Percentages

They say that math is simply logic with numbers. Grammar, as I hope I often illustrate, is based on logic. Communication encompasses making one's ideas understood and as clear as possible. A topic that falls somewhat into various of these categories is percentages. In particular, let's suppose the Tigers have won 15 and lost 10, and the Orioles are 16-11. Which is better? No pencil or calculator, please! The Orioles have played two more games and won half of them. That's not good. They had won 15 of the other 25. Logic and math say they've fallen below the Tigers. Now baseball will report that the two teams are in a virtual tie; that is, neither is behind the other because the win-loss differential is +5 in each case. Percentage-wise, though, we know that the Tigers are ahead of the Orioles. I can't tell you how many times I've seen a team like the Orioles here listed ahead of one like the Tigers.

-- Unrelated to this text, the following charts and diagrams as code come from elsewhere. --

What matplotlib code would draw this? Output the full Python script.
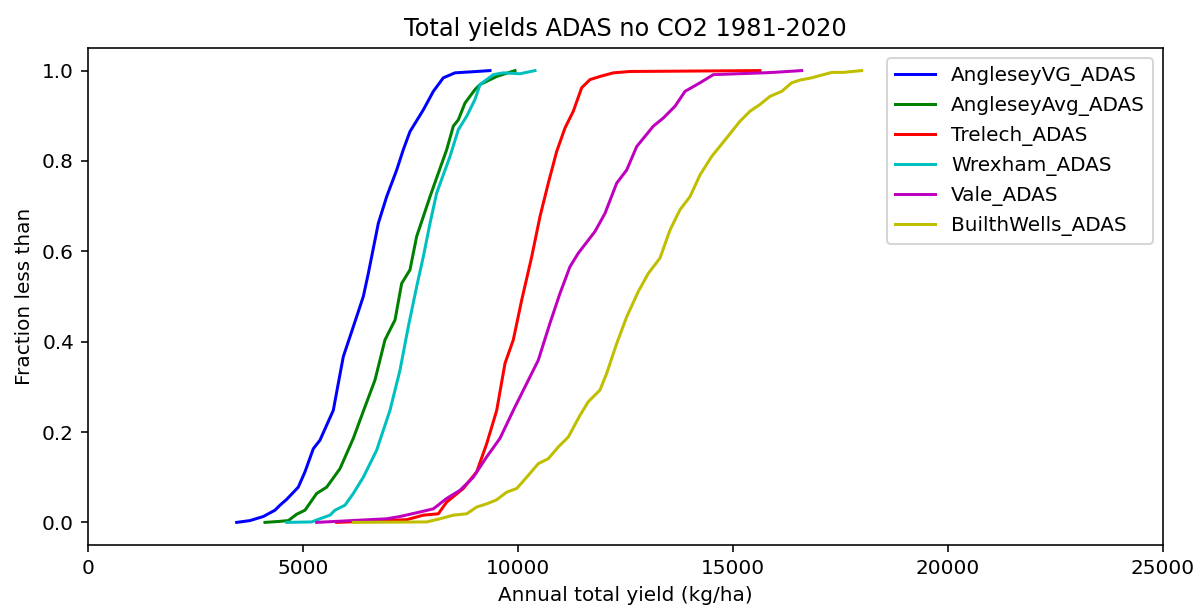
import matplotlib
matplotlib.use("Agg")
import matplotlib.pyplot as plt

# Cumulative distributions of annual total yield (kg/ha) per site
anglesey_vg_x = [3458, 3767, 4077, 4349, 4465, 4621, 4891, 5047, 5240, 5395, 5705, 5822,
                 5938, 6170, 6403, 6519, 6752, 6946, 7179, 7333, 7488, 7798, 8031, 8263,
                 8535, 9039, 9349]
anglesey_vg_y = [0.0, 0.004, 0.013, 0.027, 0.038, 0.051, 0.078, 0.112, 0.163, 0.182, 0.248, 0.308,
                 0.367, 0.433, 0.5, 0.551, 0.662, 0.721, 0.780, 0.825, 0.865, 0.913, 0.954, 0.984,
                 0.995, 0.998, 1.0]

anglesey_avg_x = [4116, 4426, 4659, 4853, 5047, 5318, 5551, 5861, 6170, 6442, 6674, 6907,
                  7140, 7295, 7488, 7644, 7954, 8147, 8342, 8496, 8612, 8767, 9000, 9116,
                  9505, 9930]
anglesey_avg_y = [0.0, 0.002, 0.004, 0.018, 0.027, 0.064, 0.078, 0.119, 0.186, 0.256, 0.315, 0.404,
                  0.448, 0.529, 0.559, 0.633, 0.721, 0.773, 0.825, 0.877, 0.891, 0.928, 0.958, 0.969,
                  0.987, 1.0]

trelech_x = [5784, 7412, 7798, 8147, 8342, 8728, 9040, 9272, 9505, 9698, 9891, 10086,
             10319, 10512, 10705, 10900, 11093, 11286, 11481, 11674, 11907, 12217, 12605, 15628]
trelech_y = [0.0, 0.006, 0.016, 0.019, 0.045, 0.075, 0.112, 0.174, 0.248, 0.352, 0.404, 0.492,
             0.588, 0.677, 0.751, 0.821, 0.873, 0.910, 0.962, 0.980, 0.987, 0.995, 0.998, 1.0]

wrexham_x = [4621, 5202, 5395, 5628, 5744, 5977, 6170, 6403, 6714, 7023, 7256, 7449,
             7644, 7798, 7954, 8109, 8419, 8612, 8807, 9000, 9116, 9426, 9658, 10047, 10395]
wrexham_y = [0.0, 0.001, 0.008, 0.016, 0.027, 0.038, 0.064, 0.100, 0.160, 0.248, 0.337, 0.433,
             0.522, 0.588, 0.662, 0.729, 0.810, 0.869, 0.899, 0.936, 0.969, 0.991, 0.995, 0.993, 1.0]

vale_x = [5318, 6946, 7256, 7721, 8031, 8342, 8651, 8961, 9272, 9581, 9891, 10472,
          10744, 10977, 11209, 11403, 11791, 12023, 12296, 12528, 12761, 13147, 13379, 13651,
          13884, 14233, 14542, 15705, 15937, 16598]
vale_y = [0.0, 0.008, 0.013, 0.023, 0.030, 0.053, 0.071, 0.100, 0.145, 0.186, 0.248, 0.359,
          0.441, 0.507, 0.566, 0.596, 0.644, 0.684, 0.751, 0.780, 0.832, 0.877, 0.895, 0.921,
          0.954, 0.973, 0.991, 0.995, 0.996, 1.0]

builth_x = [6170, 7877, 8186, 8496, 8807, 9040, 9272, 9505, 9737, 9970, 10202, 10472,
            10705, 10937, 11170, 11442, 11635, 11907, 12063, 12296, 12528, 12798, 13030, 13302,
            13535, 13767, 14000, 14233, 14505, 14853, 15163, 15395, 15628, 15861, 16133, 16365,
            16558, 16830, 17296, 17565, 17993]
builth_y = [0.0, 0.001, 0.008, 0.016, 0.019, 0.034, 0.041, 0.050, 0.067, 0.075, 0.100, 0.130,
            0.141, 0.167, 0.189, 0.237, 0.267, 0.293, 0.330, 0.396, 0.455, 0.511, 0.551, 0.585,
            0.647, 0.692, 0.721, 0.769, 0.810, 0.851, 0.888, 0.910, 0.925, 0.943, 0.954, 0.973,
            0.979, 0.984, 0.996, 0.996, 1.0]

series = [
    ("AngleseyVG_ADAS", anglesey_vg_x, anglesey_vg_y, "b"),
    ("AngleseyAvg_ADAS", anglesey_avg_x, anglesey_avg_y, "g"),
    ("Trelech_ADAS", trelech_x, trelech_y, "r"),
    ("Wrexham_ADAS", wrexham_x, wrexham_y, "c"),
    ("Vale_ADAS", vale_x, vale_y, "m"),
    ("BuilthWells_ADAS", builth_x, builth_y, "y"),
]

DPI = 144
fig = plt.figure(figsize=(1197 / DPI, 606 / DPI), dpi=DPI)
ax = fig.add_axes([0.0735, 0.1007, 0.8981, 0.8201])

for name, xs, ys, col in series:
    ax.plot(xs, ys, color=col, label=name)

ax.set_xlim(0, 25000)
ax.set_ylim(-0.05, 1.05)
ax.set_title("Total yields ADAS no CO2 1981-2020")
ax.set_xlabel("Annual total yield (kg/ha)")
ax.set_ylabel("Fraction less than")
ax.legend(loc="upper right")

fig.savefig("out.png", dpi=DPI)
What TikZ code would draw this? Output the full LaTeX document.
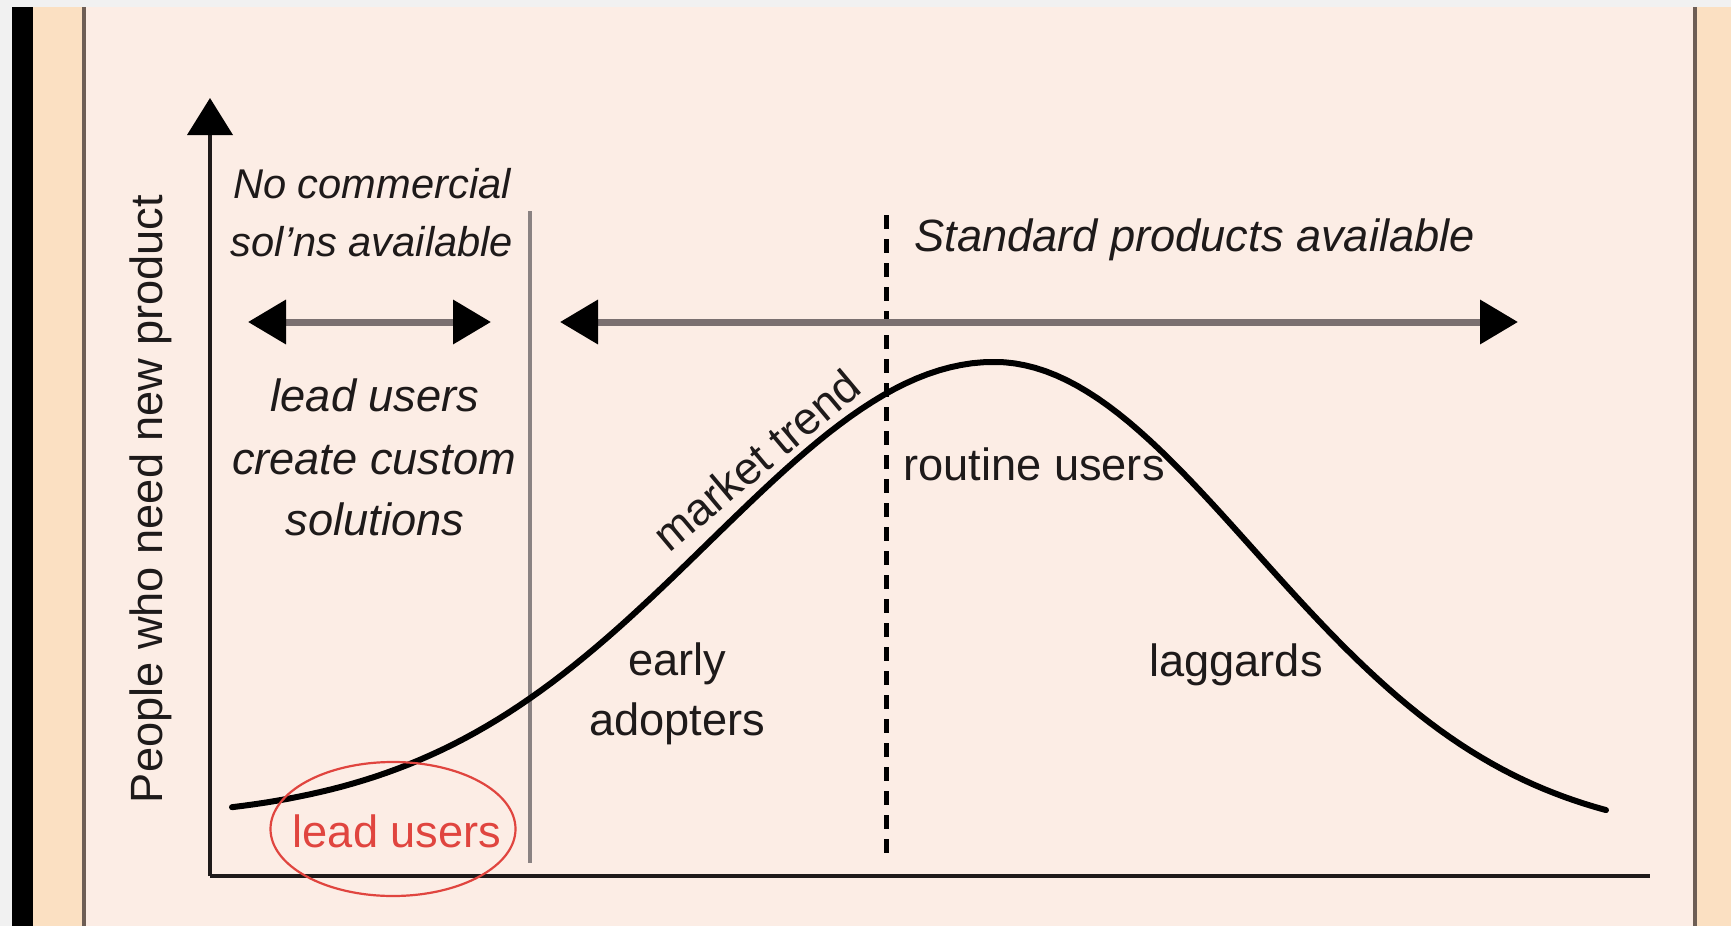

Such a mistake happens especially when the percentages are identical to the standard three decimal places. You and I, however, can easily see--without a calculator--which record is better. When both teams have won more than they've lost, the one that's played fewer games will have the better percentage if the win-loss differential is the same. On the other hand, if the win-loss differential is the same but negative, the one that's played more will have the better percentage. Example: Pirates 10-15, Astros 11-16. The Astros have won half their two extra games and that's better than they had been doing; so the Astros have the better percentage.